6.16.2005

Art imitating life

I just read from a CNN report that there's some artist who jumped off from a 5 story building more than 30 times, trying to recreate jumping from the Twin Towers on 9/11. According to him, he was distraught just as most of the world was when watching it years ago on the news...and this was his response.

Another example of another man's art is....etc etc.

Me personally? I think it's tacky. Sure, it's ok to be different at times, and art is always a matter of opinion. One's art is another's trash or tactless visualization. But I guess that's part of the territory in these United States...to be able to express what you think or feel without oppression.

But then again, next time, paint a fucking picture just like everyone else. It's not like Titanic when that one dude jumped off and hit the propeller. We sat eyes glued to the TVs as those folks knew they had no choice, that it was their last moment in life, some of them were husband and wife holding hands, and preferred to jump rather than to stay in a burning building. They didn't have safety nets or wires. They didn't jump off to make a statement. Distraught? No, i don't think there's a word to describe what went through their minds.

And I hope to God no one has to ever have that thought go through their minds ever again. I know one thing's for sure. I bet none of them said "Hey, take a picture of this. It's art." Oh, and the best? He calls walking/falling a metaphor. Walking, ya take a step, fall, and catch yourself with the next step. Yeah, in the grand scheme of things, America fell on Sept. 11th, 2001, and we caught ourselves and taking steps again. But to compare their falling with this... Man, I'm just glad no one was distraught that planes were going to hit a building and fucked up enough to do it again and call it art.

Artist leaps off museum roof to recall 9/11 horror - Source CNN.com
CHICAGO, Illinois (AP) -- A performance artist wearing safety harnesses jumped repeatedly from a museum roof to create photographs that recall scenes from the World Trade Center attack, but his spectacle was scorned by some onlookers and victims' relatives.

Collaborating photographers snapped away as Kerry Skarbakka fell more than 30 times from the five-story Museum of Contemporary Art on Tuesday.

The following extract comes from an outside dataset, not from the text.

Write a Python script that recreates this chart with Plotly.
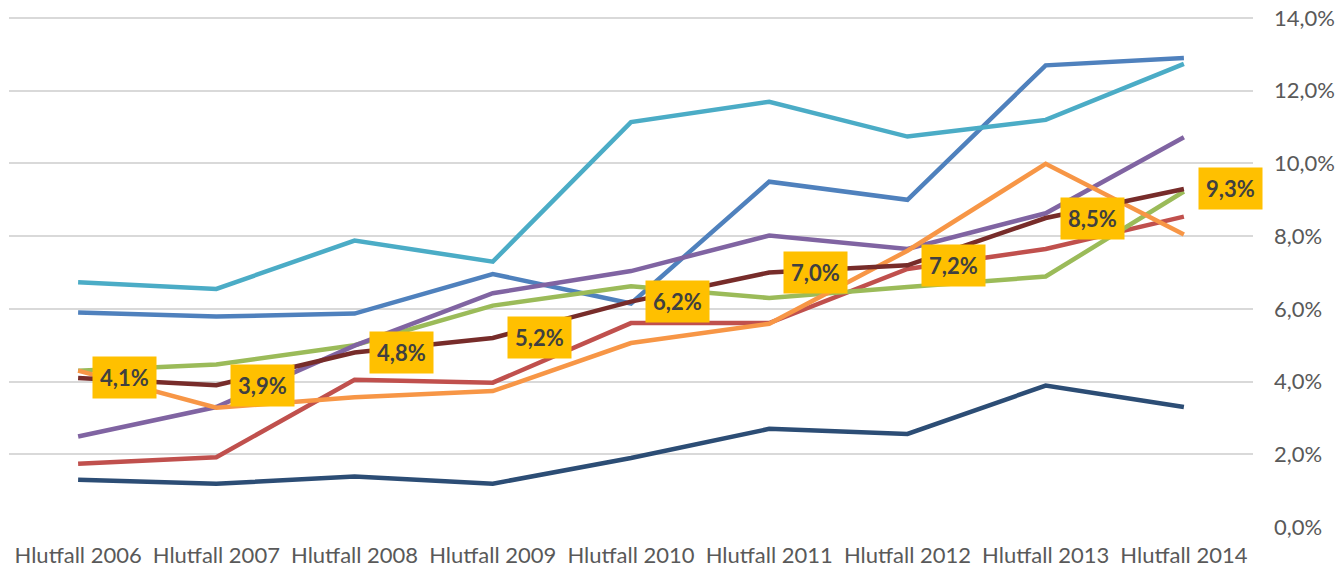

The photographs will be retouched to erase the pulleys and wires that kept Skarbakka from hitting the pavement.

Skarbakka, 34, said he started thinking about falling after watching on television as workers jumped to their deaths from the twin towers on September 11, 2001.

"I was so distraught, I needed some way to find an artistic response," he told the Chicago Sun-Times. Now, he says he sees falling as a metaphor for life.

"Mentally, physically and emotionally, from day to day, we fall. Even walking is falling: You take a step, fall and catch yourself," he said.

Skarbakka, who lives in New York and was named by ArtReview magazine last fall as an outstanding young photographer, has exhibited similar images of previous jumps.
His antics on Tuesday attracted a crowd of gawkers, who became sidewalk critics.

"It was fabulous," said Darlene Schuff, 56. "I just wanted to be a part of it. It's a happening." Others in the crowd said Skarbakka's effort was too staged to have meaning.

In New York, Mayor Michael Bloomberg called it "nauseatingly offensive," and some who lost family and friends at the trade center agreed.

"What kind of a sick individual is he? Tell him to go jump off the Empire State Building and see how it feels," Rosemarie Giallombardo, whose son Paul Salvio died in the terrorist attack, told the (New York) Daily News. "He's an artist? Go paint a bowl of fruit or something."